WHAT YOU WILL DO
Exactly and only the lines from the one containing "Write the React, TypeScript" through the one containing "const boundaryTicks = [0, 1, 2, 3];" belong in your copy. Pictures do not.

==========

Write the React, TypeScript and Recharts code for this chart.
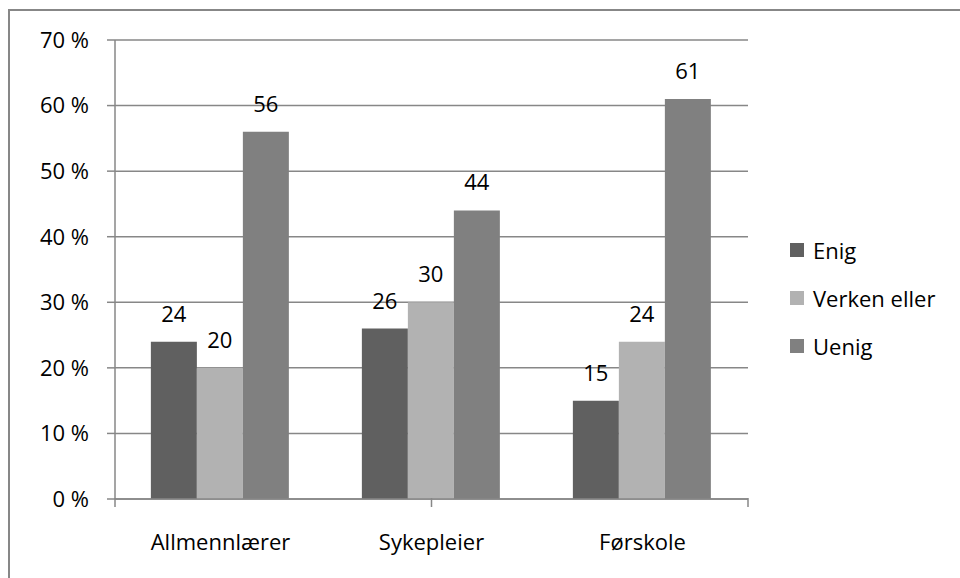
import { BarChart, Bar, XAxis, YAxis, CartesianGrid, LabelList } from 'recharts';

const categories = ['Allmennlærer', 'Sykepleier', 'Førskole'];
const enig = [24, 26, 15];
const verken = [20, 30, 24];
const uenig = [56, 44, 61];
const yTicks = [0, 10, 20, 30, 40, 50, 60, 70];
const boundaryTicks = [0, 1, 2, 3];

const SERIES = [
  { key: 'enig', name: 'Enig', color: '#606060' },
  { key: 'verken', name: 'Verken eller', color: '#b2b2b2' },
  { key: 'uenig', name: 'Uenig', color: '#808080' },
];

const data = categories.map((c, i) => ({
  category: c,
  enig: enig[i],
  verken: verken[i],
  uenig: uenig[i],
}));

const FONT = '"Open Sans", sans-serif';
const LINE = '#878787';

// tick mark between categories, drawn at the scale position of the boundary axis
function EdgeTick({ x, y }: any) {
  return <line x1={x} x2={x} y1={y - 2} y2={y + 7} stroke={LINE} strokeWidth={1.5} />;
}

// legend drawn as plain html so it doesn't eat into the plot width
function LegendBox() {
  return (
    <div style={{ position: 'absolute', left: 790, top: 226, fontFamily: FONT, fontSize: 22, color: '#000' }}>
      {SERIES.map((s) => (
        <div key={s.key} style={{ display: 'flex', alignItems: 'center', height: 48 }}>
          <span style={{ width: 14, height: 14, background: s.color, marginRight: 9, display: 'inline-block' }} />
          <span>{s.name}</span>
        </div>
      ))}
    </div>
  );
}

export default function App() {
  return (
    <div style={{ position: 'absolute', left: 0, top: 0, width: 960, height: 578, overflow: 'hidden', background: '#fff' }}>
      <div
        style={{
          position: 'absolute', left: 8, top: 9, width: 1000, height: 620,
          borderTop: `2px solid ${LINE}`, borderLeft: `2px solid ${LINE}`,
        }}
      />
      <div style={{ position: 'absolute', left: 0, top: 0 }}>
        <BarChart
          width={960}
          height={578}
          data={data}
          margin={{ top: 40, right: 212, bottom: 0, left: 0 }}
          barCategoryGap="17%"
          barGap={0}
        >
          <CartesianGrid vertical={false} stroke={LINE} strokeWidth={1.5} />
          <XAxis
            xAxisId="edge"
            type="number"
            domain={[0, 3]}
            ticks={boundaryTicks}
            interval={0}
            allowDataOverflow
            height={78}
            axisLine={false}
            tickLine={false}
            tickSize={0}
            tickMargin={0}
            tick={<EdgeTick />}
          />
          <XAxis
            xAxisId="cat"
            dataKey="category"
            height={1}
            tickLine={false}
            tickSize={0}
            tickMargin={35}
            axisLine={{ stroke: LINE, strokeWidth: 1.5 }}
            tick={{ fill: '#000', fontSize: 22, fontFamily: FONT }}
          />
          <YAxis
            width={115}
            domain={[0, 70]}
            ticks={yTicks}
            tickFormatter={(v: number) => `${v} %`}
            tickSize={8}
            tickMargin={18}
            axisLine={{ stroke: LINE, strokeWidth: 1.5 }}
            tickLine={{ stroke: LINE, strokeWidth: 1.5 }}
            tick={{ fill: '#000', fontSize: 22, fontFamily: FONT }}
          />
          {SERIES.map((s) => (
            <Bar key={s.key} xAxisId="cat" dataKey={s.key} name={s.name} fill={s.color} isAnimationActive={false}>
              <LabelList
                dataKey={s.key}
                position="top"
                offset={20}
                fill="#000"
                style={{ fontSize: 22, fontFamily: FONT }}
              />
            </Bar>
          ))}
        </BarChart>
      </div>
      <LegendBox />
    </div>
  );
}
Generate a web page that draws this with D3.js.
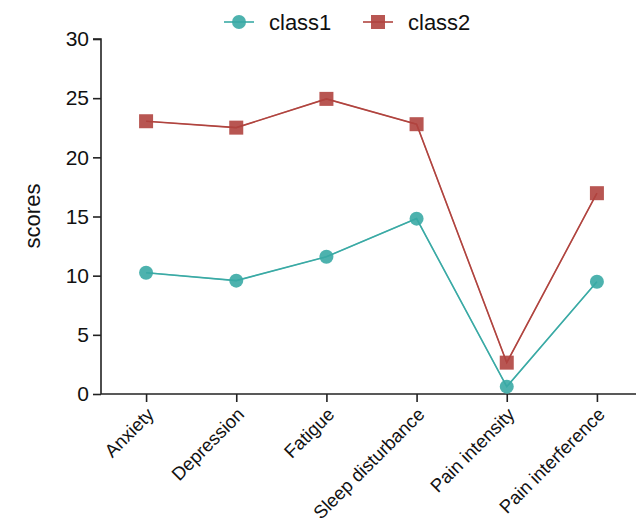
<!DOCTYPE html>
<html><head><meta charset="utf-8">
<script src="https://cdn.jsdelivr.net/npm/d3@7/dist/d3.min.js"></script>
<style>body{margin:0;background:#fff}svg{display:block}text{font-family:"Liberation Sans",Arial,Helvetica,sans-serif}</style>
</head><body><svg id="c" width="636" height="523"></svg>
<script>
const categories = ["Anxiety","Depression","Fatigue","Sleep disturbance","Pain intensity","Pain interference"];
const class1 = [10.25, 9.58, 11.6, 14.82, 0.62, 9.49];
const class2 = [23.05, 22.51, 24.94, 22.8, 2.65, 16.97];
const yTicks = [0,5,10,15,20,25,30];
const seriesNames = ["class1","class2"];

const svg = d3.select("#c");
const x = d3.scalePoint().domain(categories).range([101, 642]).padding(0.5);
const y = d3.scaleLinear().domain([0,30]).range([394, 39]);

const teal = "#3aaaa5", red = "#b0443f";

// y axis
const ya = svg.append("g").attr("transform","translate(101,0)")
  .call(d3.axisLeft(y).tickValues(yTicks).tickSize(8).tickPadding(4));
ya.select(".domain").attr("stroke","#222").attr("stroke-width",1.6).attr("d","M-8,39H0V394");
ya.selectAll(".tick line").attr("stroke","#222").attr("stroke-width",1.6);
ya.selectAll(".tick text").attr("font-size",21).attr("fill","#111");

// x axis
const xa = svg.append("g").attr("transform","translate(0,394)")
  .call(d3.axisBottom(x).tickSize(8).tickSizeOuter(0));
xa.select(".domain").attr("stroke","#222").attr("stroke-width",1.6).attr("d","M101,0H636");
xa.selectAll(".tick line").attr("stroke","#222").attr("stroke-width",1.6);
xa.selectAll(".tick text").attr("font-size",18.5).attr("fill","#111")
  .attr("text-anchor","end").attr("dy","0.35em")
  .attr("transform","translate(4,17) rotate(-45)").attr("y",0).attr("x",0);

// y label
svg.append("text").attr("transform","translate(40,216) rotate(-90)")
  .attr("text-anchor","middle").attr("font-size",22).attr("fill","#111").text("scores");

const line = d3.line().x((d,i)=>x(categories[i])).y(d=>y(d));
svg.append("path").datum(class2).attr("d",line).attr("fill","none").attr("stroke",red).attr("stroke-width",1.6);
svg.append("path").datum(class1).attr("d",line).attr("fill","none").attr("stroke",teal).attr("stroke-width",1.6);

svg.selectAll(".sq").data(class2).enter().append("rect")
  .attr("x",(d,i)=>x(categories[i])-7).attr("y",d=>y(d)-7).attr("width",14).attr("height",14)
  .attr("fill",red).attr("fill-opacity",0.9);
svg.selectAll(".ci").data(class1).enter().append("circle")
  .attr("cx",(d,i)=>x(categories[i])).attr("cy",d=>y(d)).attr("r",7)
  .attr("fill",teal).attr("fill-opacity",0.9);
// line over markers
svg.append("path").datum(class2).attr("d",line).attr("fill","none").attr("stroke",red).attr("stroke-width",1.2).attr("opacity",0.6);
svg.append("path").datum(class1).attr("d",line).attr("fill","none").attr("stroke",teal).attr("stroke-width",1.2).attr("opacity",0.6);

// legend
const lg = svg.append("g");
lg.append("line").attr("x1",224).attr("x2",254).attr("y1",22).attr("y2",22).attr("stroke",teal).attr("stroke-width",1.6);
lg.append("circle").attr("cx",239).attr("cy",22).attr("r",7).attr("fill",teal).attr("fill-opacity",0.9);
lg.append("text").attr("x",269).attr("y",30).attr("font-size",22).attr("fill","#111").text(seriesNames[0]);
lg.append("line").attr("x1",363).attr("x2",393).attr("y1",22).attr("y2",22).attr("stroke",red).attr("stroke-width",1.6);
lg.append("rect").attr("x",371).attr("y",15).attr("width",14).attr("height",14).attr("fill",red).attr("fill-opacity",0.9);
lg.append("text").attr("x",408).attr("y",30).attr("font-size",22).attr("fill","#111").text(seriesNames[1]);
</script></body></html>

==========

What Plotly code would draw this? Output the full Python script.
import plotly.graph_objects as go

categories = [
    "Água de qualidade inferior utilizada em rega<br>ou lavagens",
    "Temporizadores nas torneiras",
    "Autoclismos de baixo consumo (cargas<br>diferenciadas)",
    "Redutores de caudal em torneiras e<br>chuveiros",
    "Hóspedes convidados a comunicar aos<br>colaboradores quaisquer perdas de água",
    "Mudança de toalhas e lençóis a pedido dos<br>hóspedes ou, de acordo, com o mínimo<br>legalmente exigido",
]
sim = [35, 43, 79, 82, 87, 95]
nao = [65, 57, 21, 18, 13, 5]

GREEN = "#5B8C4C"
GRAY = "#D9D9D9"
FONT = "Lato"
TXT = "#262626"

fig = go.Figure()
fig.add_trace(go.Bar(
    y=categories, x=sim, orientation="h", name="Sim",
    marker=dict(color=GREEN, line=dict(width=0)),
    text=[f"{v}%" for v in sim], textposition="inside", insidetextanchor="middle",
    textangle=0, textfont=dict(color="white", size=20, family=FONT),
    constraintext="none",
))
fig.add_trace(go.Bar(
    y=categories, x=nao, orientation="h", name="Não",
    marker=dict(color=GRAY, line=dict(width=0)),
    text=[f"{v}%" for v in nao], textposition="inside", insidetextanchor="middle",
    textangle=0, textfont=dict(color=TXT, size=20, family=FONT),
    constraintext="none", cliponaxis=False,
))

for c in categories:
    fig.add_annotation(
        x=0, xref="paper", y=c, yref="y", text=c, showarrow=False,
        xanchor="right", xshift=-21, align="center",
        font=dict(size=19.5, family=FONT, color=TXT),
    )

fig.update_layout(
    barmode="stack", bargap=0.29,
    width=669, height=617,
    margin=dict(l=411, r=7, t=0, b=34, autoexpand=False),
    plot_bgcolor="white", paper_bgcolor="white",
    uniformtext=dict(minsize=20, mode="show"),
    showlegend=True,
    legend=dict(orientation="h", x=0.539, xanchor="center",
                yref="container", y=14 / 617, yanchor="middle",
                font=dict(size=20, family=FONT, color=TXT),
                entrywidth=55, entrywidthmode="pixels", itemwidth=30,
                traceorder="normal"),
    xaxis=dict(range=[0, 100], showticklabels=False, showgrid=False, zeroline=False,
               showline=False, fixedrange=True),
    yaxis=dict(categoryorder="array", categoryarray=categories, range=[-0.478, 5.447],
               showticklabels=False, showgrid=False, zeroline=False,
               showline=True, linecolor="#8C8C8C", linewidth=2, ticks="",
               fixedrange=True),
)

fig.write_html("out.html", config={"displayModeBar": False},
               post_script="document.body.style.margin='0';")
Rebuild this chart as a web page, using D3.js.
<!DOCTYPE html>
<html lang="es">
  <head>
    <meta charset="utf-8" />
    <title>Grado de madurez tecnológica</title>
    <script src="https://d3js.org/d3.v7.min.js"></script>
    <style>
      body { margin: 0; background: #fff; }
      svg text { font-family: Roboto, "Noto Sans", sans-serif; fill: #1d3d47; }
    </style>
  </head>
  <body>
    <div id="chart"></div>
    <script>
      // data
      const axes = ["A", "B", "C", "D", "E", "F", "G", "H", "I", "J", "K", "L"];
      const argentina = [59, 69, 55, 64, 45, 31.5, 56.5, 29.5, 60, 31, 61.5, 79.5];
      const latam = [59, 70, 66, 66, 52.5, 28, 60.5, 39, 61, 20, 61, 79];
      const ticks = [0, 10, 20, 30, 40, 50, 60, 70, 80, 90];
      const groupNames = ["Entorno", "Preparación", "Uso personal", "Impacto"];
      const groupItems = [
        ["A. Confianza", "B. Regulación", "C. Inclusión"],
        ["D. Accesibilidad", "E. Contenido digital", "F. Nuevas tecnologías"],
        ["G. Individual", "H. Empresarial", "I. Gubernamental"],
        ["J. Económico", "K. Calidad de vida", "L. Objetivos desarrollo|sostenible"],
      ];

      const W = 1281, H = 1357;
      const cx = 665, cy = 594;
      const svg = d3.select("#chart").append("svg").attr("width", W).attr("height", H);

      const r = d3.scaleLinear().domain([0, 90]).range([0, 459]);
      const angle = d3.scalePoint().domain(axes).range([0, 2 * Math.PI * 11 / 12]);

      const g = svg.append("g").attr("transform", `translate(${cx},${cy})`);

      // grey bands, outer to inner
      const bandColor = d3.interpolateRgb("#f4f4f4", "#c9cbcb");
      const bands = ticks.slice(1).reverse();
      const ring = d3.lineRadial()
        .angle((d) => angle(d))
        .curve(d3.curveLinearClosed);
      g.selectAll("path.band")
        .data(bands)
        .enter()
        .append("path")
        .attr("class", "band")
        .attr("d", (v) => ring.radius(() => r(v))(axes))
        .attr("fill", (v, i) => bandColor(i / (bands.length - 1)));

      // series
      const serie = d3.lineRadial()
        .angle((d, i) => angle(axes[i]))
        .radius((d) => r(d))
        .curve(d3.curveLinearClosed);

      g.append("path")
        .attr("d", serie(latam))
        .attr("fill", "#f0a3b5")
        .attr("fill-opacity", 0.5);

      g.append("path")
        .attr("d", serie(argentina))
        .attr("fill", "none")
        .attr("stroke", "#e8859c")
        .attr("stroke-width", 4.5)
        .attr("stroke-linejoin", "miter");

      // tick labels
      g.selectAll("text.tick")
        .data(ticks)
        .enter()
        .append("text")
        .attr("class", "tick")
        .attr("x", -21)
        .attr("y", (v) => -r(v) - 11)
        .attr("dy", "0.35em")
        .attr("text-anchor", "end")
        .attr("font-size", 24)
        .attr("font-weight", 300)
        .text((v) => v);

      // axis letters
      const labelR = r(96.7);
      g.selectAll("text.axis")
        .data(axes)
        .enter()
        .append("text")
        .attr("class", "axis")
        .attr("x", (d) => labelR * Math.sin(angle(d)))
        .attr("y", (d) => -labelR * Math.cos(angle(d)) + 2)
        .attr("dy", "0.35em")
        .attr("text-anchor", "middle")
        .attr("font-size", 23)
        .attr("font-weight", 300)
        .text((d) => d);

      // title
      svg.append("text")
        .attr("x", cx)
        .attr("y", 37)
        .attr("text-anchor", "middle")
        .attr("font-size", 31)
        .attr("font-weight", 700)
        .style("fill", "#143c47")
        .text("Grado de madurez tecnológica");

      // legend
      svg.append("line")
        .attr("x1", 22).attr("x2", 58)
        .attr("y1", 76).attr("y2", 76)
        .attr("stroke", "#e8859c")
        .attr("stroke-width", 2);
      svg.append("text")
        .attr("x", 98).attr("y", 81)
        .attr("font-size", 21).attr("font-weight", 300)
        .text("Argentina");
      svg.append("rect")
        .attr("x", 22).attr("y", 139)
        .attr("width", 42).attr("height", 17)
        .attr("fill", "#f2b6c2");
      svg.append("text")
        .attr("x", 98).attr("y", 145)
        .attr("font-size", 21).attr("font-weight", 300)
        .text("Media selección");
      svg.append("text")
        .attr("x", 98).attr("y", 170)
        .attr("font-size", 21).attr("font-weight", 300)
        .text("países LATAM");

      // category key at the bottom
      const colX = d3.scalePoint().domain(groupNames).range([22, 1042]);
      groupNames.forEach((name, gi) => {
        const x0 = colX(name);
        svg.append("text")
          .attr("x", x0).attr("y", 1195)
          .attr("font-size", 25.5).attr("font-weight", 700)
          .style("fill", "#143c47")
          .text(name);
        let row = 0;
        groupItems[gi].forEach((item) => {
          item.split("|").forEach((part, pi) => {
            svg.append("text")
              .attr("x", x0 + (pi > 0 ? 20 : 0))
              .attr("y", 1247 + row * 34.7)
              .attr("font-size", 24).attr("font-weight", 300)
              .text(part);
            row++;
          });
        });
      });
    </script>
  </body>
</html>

==========

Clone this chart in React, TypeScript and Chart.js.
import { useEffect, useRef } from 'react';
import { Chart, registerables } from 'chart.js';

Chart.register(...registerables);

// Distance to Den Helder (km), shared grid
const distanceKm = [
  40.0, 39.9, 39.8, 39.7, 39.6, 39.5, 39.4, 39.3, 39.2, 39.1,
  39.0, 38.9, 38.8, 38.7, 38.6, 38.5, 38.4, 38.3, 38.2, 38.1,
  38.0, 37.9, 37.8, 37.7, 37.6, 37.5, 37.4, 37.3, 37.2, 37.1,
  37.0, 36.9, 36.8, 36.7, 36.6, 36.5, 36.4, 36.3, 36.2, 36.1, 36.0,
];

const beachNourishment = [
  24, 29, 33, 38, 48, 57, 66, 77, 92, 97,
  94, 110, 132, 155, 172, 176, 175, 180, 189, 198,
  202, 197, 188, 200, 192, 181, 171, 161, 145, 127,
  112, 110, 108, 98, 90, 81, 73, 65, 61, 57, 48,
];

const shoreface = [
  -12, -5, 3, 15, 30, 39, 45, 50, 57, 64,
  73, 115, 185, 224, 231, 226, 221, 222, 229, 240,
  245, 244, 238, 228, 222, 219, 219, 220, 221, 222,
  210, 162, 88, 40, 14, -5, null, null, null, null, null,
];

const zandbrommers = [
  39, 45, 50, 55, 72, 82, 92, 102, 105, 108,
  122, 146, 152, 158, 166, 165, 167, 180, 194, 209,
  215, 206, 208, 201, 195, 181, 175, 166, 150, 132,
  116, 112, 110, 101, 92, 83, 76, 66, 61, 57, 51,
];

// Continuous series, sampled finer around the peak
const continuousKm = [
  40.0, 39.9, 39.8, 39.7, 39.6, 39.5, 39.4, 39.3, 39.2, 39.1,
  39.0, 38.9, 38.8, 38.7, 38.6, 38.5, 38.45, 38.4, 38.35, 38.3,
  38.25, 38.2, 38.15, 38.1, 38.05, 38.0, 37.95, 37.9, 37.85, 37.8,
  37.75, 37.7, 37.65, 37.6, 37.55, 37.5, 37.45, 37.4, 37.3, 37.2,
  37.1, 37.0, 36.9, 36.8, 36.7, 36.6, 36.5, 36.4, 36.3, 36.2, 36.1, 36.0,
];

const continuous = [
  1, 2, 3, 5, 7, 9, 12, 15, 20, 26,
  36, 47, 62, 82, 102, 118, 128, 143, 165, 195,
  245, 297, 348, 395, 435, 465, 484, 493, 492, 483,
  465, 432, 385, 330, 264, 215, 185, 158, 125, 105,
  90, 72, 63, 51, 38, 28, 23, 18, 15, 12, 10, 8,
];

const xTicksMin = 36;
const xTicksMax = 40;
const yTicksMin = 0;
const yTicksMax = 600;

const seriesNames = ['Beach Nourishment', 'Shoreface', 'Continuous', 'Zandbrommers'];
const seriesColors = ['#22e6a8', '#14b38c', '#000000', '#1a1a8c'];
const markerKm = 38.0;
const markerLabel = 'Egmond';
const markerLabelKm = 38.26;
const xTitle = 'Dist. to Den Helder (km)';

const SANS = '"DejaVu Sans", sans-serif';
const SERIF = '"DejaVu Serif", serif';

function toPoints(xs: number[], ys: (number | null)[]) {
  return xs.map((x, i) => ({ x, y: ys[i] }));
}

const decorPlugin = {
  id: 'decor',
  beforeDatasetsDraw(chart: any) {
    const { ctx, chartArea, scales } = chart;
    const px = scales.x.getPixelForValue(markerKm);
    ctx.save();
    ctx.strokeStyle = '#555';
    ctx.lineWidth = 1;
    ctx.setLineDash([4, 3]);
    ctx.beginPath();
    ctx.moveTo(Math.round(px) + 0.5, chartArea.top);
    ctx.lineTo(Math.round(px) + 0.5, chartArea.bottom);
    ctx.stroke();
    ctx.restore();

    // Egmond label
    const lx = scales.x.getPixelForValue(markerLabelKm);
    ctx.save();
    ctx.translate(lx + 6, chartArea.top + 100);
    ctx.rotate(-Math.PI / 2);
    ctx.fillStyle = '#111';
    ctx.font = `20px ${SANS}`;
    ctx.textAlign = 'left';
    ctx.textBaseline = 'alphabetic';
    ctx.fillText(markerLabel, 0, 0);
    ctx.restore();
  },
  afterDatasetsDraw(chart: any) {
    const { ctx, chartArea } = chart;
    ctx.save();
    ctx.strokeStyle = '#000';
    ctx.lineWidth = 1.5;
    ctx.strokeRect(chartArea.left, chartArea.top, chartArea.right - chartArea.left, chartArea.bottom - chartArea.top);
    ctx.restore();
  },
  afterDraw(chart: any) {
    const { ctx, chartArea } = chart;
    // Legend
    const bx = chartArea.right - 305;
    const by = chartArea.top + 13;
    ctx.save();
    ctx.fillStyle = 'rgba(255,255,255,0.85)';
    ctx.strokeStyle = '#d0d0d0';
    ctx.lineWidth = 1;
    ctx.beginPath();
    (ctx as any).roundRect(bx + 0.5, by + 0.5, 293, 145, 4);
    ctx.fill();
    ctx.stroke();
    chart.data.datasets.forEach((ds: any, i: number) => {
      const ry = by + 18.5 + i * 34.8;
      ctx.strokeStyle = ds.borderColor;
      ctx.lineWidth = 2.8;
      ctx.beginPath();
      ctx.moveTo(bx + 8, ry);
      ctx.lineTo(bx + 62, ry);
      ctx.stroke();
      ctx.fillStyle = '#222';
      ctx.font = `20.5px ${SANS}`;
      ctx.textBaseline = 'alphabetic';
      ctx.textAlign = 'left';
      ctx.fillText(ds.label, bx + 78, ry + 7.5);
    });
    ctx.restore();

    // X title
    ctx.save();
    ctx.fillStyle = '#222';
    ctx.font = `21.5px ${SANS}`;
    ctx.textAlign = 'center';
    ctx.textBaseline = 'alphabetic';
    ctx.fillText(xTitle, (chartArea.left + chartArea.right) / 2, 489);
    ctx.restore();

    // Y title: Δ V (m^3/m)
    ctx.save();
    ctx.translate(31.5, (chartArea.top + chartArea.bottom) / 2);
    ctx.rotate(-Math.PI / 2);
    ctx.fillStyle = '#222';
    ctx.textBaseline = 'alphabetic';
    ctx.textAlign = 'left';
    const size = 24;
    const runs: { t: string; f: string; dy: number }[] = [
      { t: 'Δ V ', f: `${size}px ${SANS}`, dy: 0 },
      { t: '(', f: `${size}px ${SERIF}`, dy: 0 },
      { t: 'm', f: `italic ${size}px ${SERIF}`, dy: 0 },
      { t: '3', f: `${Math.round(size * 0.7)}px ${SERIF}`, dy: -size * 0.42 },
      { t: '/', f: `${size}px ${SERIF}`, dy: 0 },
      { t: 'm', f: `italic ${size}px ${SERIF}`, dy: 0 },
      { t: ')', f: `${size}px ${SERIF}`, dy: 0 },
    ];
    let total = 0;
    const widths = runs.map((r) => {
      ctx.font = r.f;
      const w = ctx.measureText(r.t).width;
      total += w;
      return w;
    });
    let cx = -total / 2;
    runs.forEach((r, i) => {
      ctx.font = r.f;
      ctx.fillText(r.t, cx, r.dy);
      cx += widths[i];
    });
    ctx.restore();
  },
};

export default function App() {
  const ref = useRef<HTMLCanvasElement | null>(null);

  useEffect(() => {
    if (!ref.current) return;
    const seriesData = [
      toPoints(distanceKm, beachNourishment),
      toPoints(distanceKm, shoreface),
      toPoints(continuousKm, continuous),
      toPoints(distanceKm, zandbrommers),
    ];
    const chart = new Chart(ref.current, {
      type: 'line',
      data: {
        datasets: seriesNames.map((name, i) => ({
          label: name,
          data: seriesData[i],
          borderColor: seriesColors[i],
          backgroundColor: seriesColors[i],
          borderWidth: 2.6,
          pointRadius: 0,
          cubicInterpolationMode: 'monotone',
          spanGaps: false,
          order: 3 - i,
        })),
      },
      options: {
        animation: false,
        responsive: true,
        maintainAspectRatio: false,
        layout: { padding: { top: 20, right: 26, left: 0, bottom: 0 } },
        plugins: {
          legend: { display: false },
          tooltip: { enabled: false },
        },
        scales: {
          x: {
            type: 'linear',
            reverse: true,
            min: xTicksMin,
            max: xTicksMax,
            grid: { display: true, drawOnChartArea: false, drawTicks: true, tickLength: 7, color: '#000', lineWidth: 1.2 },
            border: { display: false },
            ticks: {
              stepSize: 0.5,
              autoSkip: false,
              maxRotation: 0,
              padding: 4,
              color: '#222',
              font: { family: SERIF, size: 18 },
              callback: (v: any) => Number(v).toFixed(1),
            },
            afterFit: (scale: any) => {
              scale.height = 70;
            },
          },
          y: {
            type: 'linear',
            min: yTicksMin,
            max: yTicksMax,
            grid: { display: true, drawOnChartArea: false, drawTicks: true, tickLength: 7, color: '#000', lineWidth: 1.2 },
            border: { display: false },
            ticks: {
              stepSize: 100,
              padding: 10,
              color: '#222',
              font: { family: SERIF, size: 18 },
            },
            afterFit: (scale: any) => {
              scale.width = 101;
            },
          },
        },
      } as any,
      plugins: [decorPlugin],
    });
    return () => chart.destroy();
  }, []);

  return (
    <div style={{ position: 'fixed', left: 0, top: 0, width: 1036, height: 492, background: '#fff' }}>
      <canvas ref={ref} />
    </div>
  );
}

==========

EXPECTED ANSWER
Write the React, TypeScript and Recharts code for this chart.
import { BarChart, Bar, XAxis, YAxis, CartesianGrid, LabelList } from 'recharts';

const categories = ['Allmennlærer', 'Sykepleier', 'Førskole'];
const enig = [24, 26, 15];
const verken = [20, 30, 24];
const uenig = [56, 44, 61];
const yTicks = [0, 10, 20, 30, 40, 50, 60, 70];
const boundaryTicks = [0, 1, 2, 3];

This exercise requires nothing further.